Tetra Pak has been developing innovative food-processing and packaging for more than 60 years, from the original tetrahedron-shaped carton, to packaging for nutritional products for remote, developing locations. The company, which was founded in Sweden in 1951, now employs more than 24,000 people, based in 85 countries. Its packages, containing everything from juice, milk and ice-cream to hummus, now reach consumers in more than 160 countries. The company continually looks to the future to try to understand the changing needs of a diverse array of global clients and consumers. It is now the largest food-processing and packaging company in the world, with more than 5,000 patents across many recognisable brands.
Tetra Pak’s future talent programme, which offers a one- or two-year course in 31 different locations, aims to provide recent graduates with the opportunity to craft new packaging solutions that could save lives and help the environment. From designing hygienic containers to bring fresh food to remote communities, such as for storing milk in the desert without needing preservatives or cooling, to engineering 100% renewable containers with plastic made from sugarcane, Tetra Pak’s programme hopes to nurture the next generation of changemakers.

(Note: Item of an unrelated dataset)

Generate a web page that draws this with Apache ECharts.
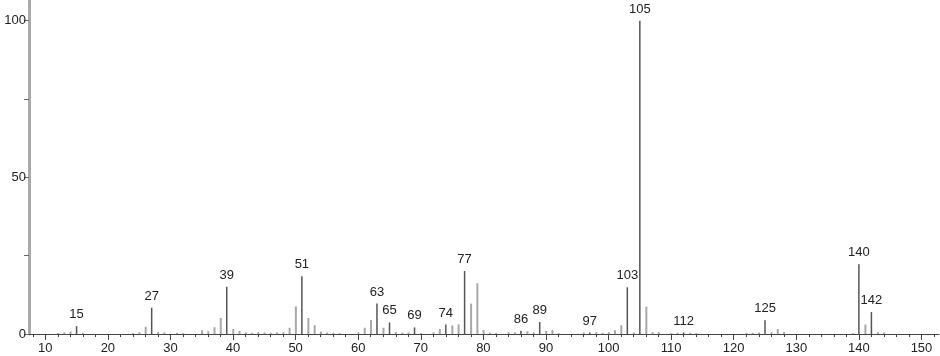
<!DOCTYPE html>
<html>
<head>
<meta charset="utf-8">
<script src="https://cdn.jsdelivr.net/npm/echarts@6/dist/echarts.min.js"></script>
<style>html,body{margin:0;padding:0;background:#fff}#c{width:940px;height:356px}</style>
</head>
<body>
<div id="c"></div>
<script>
// m/z values and relative intensities (%)
const masses = [12,13,14,15,16,24,25,26,27,28,29,31,32,35,36,37,38,39,40,41,42,43,44,45,46,47,48,49,50,51,52,53,54,55,56,57,60,61,62,63,64,65,66,67,68,69,70,72,73,74,75,76,77,78,79,80,81,82,84,85,86,87,88,89,90,91,92,96,97,98,99,100,101,102,103,104,105,106,107,108,110,111,112,113,114,122,123,124,125,126,127,128,139,140,141,142,143,144];
const intensities = [0.3,0.5,0.8,2.5,0.3,0.3,0.6,2.3,8.4,0.6,0.5,0.4,0.3,1.2,0.9,2.2,5.1,15.1,1.6,1.0,0.5,0.4,0.6,0.5,0.4,0.5,0.5,2.0,8.8,18.4,5.1,2.8,0.8,0.5,0.4,0.3,0.5,2.0,4.5,9.7,2.0,3.7,0.6,0.4,0.5,2.1,0.3,0.5,1.6,3.0,2.7,3.1,20.1,9.7,16.2,1.3,0.4,0.3,0.5,0.5,1.0,0.9,0.5,3.8,1.0,1.3,0.3,0.5,0.5,0.6,0.4,0.6,1.2,2.8,14.9,0.5,100,8.7,0.6,0.6,0.3,0.4,0.5,0.4,0.3,0.3,0.4,0.5,4.4,0.5,1.6,0.6,0.3,22.3,3.0,7.0,0.6,0.5];
const labeledMasses = [15,27,39,51,63,65,69,74,77,86,89,97,103,105,112,125,140,142];
const xTickLabels = [10,20,30,40,50,60,70,80,90,100,110,120,130,140,150];
const xMinorTicks = [];
for (let v = 8; v <= 152; v += 2) xMinorTicks.push(v);
const yTicks = [0,25,50,75,100];
const yTickLabels = [0,50,100];

const labeledData = [], otherData = [];
masses.forEach((m, i) => {
  if (labeledMasses.includes(m)) labeledData.push([m, intensities[i]]);
  else otherData.push([m, intensities[i]]);
});

const FONT = 'Liberation Sans';
const X_MIN = 7.4, X_MAX = 152.8;
const chart = echarts.init(document.getElementById('c'), null, {renderer: 'canvas'});
chart.setOption({
  animation: false,
  grid: {left: 29, right: 1, top: 0, bottom: 22, outerBoundsMode: 'none', containLabel: false},
  xAxis: [{
    type: 'value', min: X_MIN, max: X_MAX,
    axisLine: {show: true, lineStyle: {color: '#444', width: 1}},
    axisTick: {show: true, length: 6, lineStyle: {color: '#444'}, customValues: xTickLabels},
    axisLabel: {show: true, customValues: xTickLabels, margin: 8, fontFamily: FONT, fontSize: 13, color: '#222'},
    splitLine: {show: false}
  }, {
    type: 'value', min: X_MIN, max: X_MAX, position: 'bottom',
    axisLine: {show: false},
    axisTick: {show: true, length: 3, lineStyle: {color: '#444'}, customValues: xMinorTicks},
    axisLabel: {show: false},
    splitLine: {show: false}
  }],
  yAxis: {
    type: 'value', min: 0, max: 106.6,
    axisLine: {show: true, lineStyle: {color: '#aaa', width: 3}},
    axisTick: {show: true, length: 5, lineStyle: {color: '#666'}, customValues: yTicks},
    axisLabel: {show: true, customValues: yTickLabels, margin: 3, fontFamily: FONT, fontSize: 13, color: '#222'},
    splitLine: {show: false}
  },
  series: [{
    type: 'bar', xAxisIndex: 0, data: otherData, barWidth: 2, barGap: '-100%',
    itemStyle: {color: '#a8a8a8'}, silent: true
  }, {
    type: 'bar', xAxisIndex: 0, data: labeledData, barWidth: 1.5, barGap: '-100%',
    itemStyle: {color: '#555'}, silent: true,
    label: {show: true, position: 'top', distance: 5, fontFamily: FONT, fontSize: 13, color: '#222',
      formatter: p => String(p.value[0])}
  }]
});
</script>
</body>
</html>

Stefano Fornasari, development engineer at Tetra Pak, participated in the future talent programme in Modena, Italy, and in the US. He describes how he felt “proud when watching the results of the efforts made in rethinking, designing and improving our packaging solutions” and the “great sense of responsibility in all of our work”, particularly the company’s role in food safety.
He says one of the most rewarding projects he worked on was designing new high-capacity packaging equipment. He helped to develop a virtual simulation of the machine’s behaviour to solve the issues they were facing with the physical prototype: “It was really cool to feel immediately part of the technology development process and actively contribute to finding new solutions.”
Another recent future talent programme participant, Isa Zhang, worked on the commercial side of a project that developed a new low-cost packaging which can transport products that will be sold frozen, such as ice-cream, as a liquid before freezing in store. “My job is to serve as a bridge between [client] account and company, and eventually bring business for the company,” says Zhang. “My line manager let me participate in every important meeting with the team [for the project].”
“The attitude, the way people want to help each other, engage you in tasks, and explain things to you, are things that I really appreciate about the Tetra Pak culture,” says Arnela Tunovic, previously a management engineer and now world-class manufacturing champion at Tetra Pak, who completed the future talent programme four years ago. “You have to engage yourself and step out of your comfort zone, but these are the things that will make you grow both professionally and personally.”
Tunovic wanted to be an astronaut when she was 12, which led her to study science and engineering, and on to the future talent programme. Participants come from a vast range of backgrounds and disciplines, including science, design, marketing and business.
To gain a place on the future talent programme, graduates apply online and applications are reviewed, followed by three rounds of interviews. Once hired, they have a paid permanent position from the start, with the opportunity to work in different teams and travel abroad. The two-year leadership programme helps to broaden business knowledge in an international environment; or the one-year technical track helps to develop graduates’ engineering skills and accelerate technical knowledge. As they approach the end of the programme, they are offered a final position and salary increase.
The rotation style of the programme allows participants to relocate several times within the company, including placements abroad. Not only do they engage with a vast international workforce, both in person and through internal online networks, but they also encounter a valuable variation of working cultures and management styles. Fundamentally, many find they are simultaneously given both support from managers and autonomy during the programme.
“When I was on my first rotation, unsure about a certain approach to solving a problem, my manager’s answer was: ‘Don’t wait for me, I’m supporting your decision,’” says Meike Behrens, who is currently working in marketing on the future talent programme. “The unrestricted support and belief that I would do the right thing gave me a lot of confidence for my future work.”
The varied course content is planned between managers and participants together, depending on goals and interests, to develop competencies while gaining guidance from mentorship. The freedom to make decisions and to experiment enables those on the programme to influence the company’s development, while broadening their own experience.
Through exploring the latest technology and sharing knowledge, Tetra Pak’s future talent programme aims to help realise the ideas of a new generation of innovators, from marketing managers and financial analysts, to industrial designers and automation engineers.